Hal itu tidak hanya terjadi di sekolah sebagaimana kasus di atas, namun juga hampir merata ditengah masyarakat. Kita bisa scroll berbagai pemberitaan setiap hari yang selalu diwarnai dengan kekerasan, mulai hanya sekadar tersinggung ucapan, rebutan pacar, hingga masalah hutang-piutang, dan lain sebagainya.
Di lingkungan pendidikan sendiri, Federasi Serikat Guru Indonesia (FSGI) telah mendata kasus kekerasan seksual yang terjadi di wilayah satuan pendidikan yang berada di bawah kewenangan Kemendikbudristek maupun Kemenag.
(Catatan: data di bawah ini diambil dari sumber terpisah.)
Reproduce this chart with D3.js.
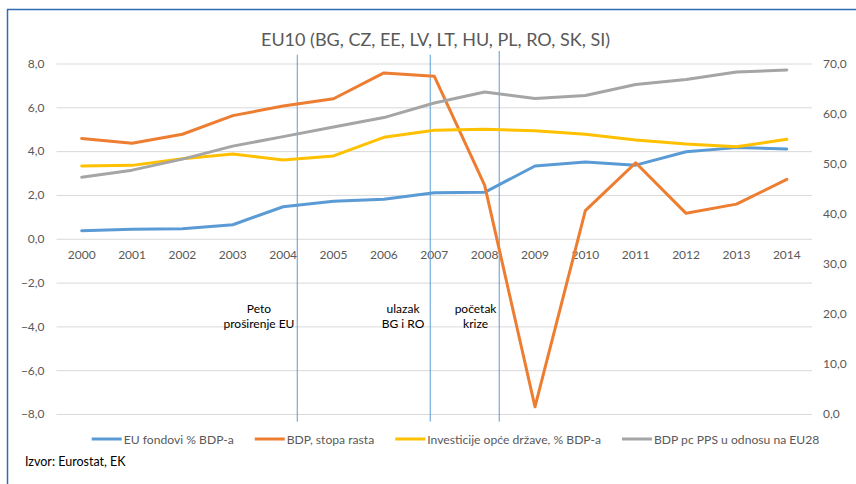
<!DOCTYPE html>
<html>
<head>
<meta charset="utf-8">
<script src="https://cdn.jsdelivr.net/npm/d3@7"></script>
<style>
  body { margin: 0; background: #fff; }
  svg text { font-family: Lato, "Open Sans", sans-serif; }
</style>
</head>
<body>
<div id="chart"></div>
<script>
const WIDTH  = 856;
const HEIGHT = 484;

// data
var years       = [2000, 2001, 2002, 2003, 2004, 2005, 2006, 2007, 2008, 2009, 2010, 2011, 2012, 2013, 2014];
var euFunds     = [0.37, 0.43, 0.46, 0.64, 1.46, 1.71, 1.80, 2.10, 2.12, 3.32, 3.50, 3.36, 3.97, 4.16, 4.10];
var gdpGrowth   = [4.58, 4.36, 4.77, 5.62, 6.06, 6.39, 7.57, 7.42, 2.45, -7.67, 1.28, 3.47, 1.16, 1.58, 2.71];
var govInvest   = [3.32, 3.35, 3.65, 3.87, 3.59, 3.78, 4.63, 4.95, 5.00, 4.93, 4.77, 4.51, 4.32, 4.20, 4.54];
var gdpPcPps    = [47.3, 48.7, 50.9, 53.5, 55.4, 57.3, 59.2, 62.1, 64.3, 63.0, 63.6, 65.8, 66.8, 68.3, 68.7];

var seriesNames = ["EU fondovi % BDP-a", "BDP, stopa rasta", "Investicije opće države, % BDP-a", "BDP pc PPS u odnosu na EU28"];
var leftTicks   = [-8, -6, -4, -2, 0, 2, 4, 6, 8];
var rightTicks  = [0, 10, 20, 30, 40, 50, 60, 70];

// vertical event markers (fractional year, top value on left axis)
var markerYears = [2004.28, 2006.92, 2008.29];
var markerTops  = [8.4, 8.4, 8.57];
var markerBottom = -8.35;
var noteLines   = [["Peto", "proširenje EU"], ["ulazak", "BG i RO"], ["početak", "krize"]];
var noteYears   = [2003.52, 2006.38, 2007.82];
var noteValue   = -3.2;

var title  = "EU10 (BG, CZ, EE, LV, LT, HU, PL, RO, SK, SI)";
var source = "Izvor: Eurostat, EK";

const COLORS = ["#5B9BD5", "#ED7D31", "#FFC000", "#A5A5A5"];
const PLOT_LEFT = 56.5, PLOT_RIGHT = 812, PLOT_TOP = 63.5, PLOT_BOTTOM = 414;

var hr = d3.formatLocale({decimal: ",", thousands: ".", grouping: [3], currency: ["", ""]});
var fmt = hr.format(".1f");

var svg = d3.select("#chart")
            .append("svg")
            .attr("width", WIDTH)
            .attr("height", HEIGHT);

// frame
svg.append("path")
   .attr("d", "M7.5," + HEIGHT + "V9.5H" + WIDTH)
   .attr("fill", "none")
   .attr("stroke", "#2E6DB4")
   .attr("stroke-width", 1.5);

var xBand = d3.scaleBand()
              .domain(years)
              .range([PLOT_LEFT, PLOT_RIGHT]);
var xYear = d3.scaleLinear()
              .domain([years[0], years[years.length - 1]])
              .range([xBand(years[0]) + xBand.bandwidth() / 2, xBand(years[years.length - 1]) + xBand.bandwidth() / 2]);
var yLeft = d3.scaleLinear().domain([-8, 8]).range([PLOT_BOTTOM, PLOT_TOP]);
var yRight = d3.scaleLinear().domain([0, 70]).range([PLOT_BOTTOM, PLOT_TOP]);

// left axis + gridlines
var gLeft = svg.append("g")
   .attr("transform", "translate(" + PLOT_LEFT + ",0)")
   .call(d3.axisLeft(yLeft).tickValues(leftTicks).tickFormat(fmt)
           .tickSize(-(PLOT_RIGHT - PLOT_LEFT)).tickPadding(12));
gLeft.select(".domain").remove();
gLeft.selectAll("line").attr("stroke", "#D9D9D9");
gLeft.selectAll("text").attr("fill", "#595959").style("font-size", "12px");

// right axis
var gRight = svg.append("g")
   .attr("transform", "translate(" + PLOT_RIGHT + ",0)")
   .call(d3.axisRight(yRight).tickValues(rightTicks).tickFormat(fmt).tickSize(0).tickPadding(11));
gRight.select(".domain").remove();
gRight.selectAll("text").attr("fill", "#595959").style("font-size", "12px");

// x axis at zero
var gX = svg.append("g")
   .attr("transform", "translate(0," + yLeft(0) + ")")
   .call(d3.axisBottom(xBand).tickSize(0).tickPadding(12));
gX.select(".domain").remove();
gX.selectAll("text").attr("fill", "#595959").style("font-size", "12px");

// event markers
svg.selectAll(".marker")
   .data(markerYears)
   .enter()
   .append("line")
   .attr("class", "marker")
   .attr("x1", d => xYear(d))
   .attr("x2", d => xYear(d))
   .attr("y1", (d, i) => yLeft(markerTops[i]))
   .attr("y2", yLeft(markerBottom))
   .attr("stroke", "#5B9BD5")
   .attr("stroke-width", 1);

// series
var allSeries = [
    {values: euFunds,   y: yLeft},
    {values: gdpGrowth, y: yLeft},
    {values: govInvest, y: yLeft},
    {values: gdpPcPps,  y: yRight}
];
allSeries.forEach(function(s, i) {
    var line = d3.line()
                 .x((d, j) => xBand(years[j]) + xBand.bandwidth() / 2)
                 .y(d => s.y(d));
    svg.append("path")
       .datum(s.values)
       .attr("d", line)
       .attr("fill", "none")
       .attr("stroke", COLORS[i])
       .attr("stroke-width", 3)
       .attr("stroke-linejoin", "round")
       .attr("stroke-linecap", "round");
});

// notes
noteLines.forEach(function(lines, i) {
    var t = svg.append("text")
               .attr("text-anchor", "middle")
               .attr("fill", "#000")
               .style("font-size", "12px")
               .attr("x", xYear(noteYears[i]))
               .attr("y", yLeft(noteValue) + 4);
    lines.forEach(function(l, k) {
        t.append("tspan")
         .attr("x", xYear(noteYears[i]))
         .attr("dy", k === 0 ? 0 : 15)
         .text(l);
    });
});

// title
svg.append("text")
   .attr("x", 435.5)
   .attr("y", 46)
   .attr("text-anchor", "middle")
   .attr("fill", "#595959")
   .style("font-size", "18px")
   .text(title);

// legend
var legend = svg.append("g").attr("transform", "translate(0,439)");
var lx = 91.7;
seriesNames.forEach(function(name, i) {
    legend.append("line")
          .attr("x1", lx).attr("x2", lx + 30)
          .attr("y1", 0).attr("y2", 0)
          .attr("stroke", COLORS[i])
          .attr("stroke-width", 3);
    var t = legend.append("text")
          .attr("x", lx + 32)
          .attr("y", 4.5)
          .attr("fill", "#595959")
          .style("font-size", "12.15px")
          .text(name);
    lx += 32 + t.node().getComputedTextLength() + 21;
});

// source
svg.append("text")
   .attr("x", 25)
   .attr("y", 466)
   .attr("fill", "#000")
   .style("font-size", "12.5px")
   .text(source);
</script>
</body>
</html>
Hasilnya, dalam lima bulan terakhir sudah terjadi 22 kasus dengan jumlah korban mencapai 202 anak peserta didik. Adapun sebaran pelakunya antara lain: Kepala sekolah (13,63 persen), guru ngaji di satuan pendidikan informal (13,63 persen), pengasuh asrama/pondok (4,5 persen), kepala madrasah (4,5 persen), penjaga sekolah (4,5 persen), dan lainnya (9 persen).
Jika memang demikian halnya, maka keberadaan generasi memang sedang dipertaruhkan. “Bonus Demografi” yang digadang-gadang sebagai potensi bagi Indonesia emas akan menjadi "bumerang", jika berbagai kekerasan di dunia pendidikan terus mengalami peningkatan dan eskalasi.
Hal ini merupakan tugas dan tantangan yang cukup berat bagi dunia pendidikan. Tidak hanya dalam menghadapi masalah eksternal, justru hal yang paling berat adalah karena banyak kasus kekerasan terjadi oleh internal pendidikan itu sendiri, baik antara pendidik dengan anak didik, antar pendidik, dan sesama anak didik.
Sementara di sisi lain, pendidikan juga dihadapkan dengan hiruk pikuk kemajuan zaman sekarang ini yang telah mengantarkan manusia kepada banyak kemudahan, terutama dipicu oleh kecanggihan teknologi informasi komunikasi. Dunia seakan dilipat dalam genggaman oleh individu-individu masa kini. Setiap waktu seseorang dapat berkomunikasi dengan siapapun melalui berbagai aplikasi yang sudah tersedia; bahkan seseorang dapat langsung menyampaikan kepada siapapun, termasuk kepada Presiden, melalui teknologi yang tersedia. Akan tetapi, kemajuan zaman tersebut tidak serta merta menghilangkan kekerasan dan perilaku menyimpang. Berbagai tayangan, tulisan dan juga pemberitaan sedikit banyak tentu memberikan pengaruh bagi peserta didik untuk berlaku kekerasan.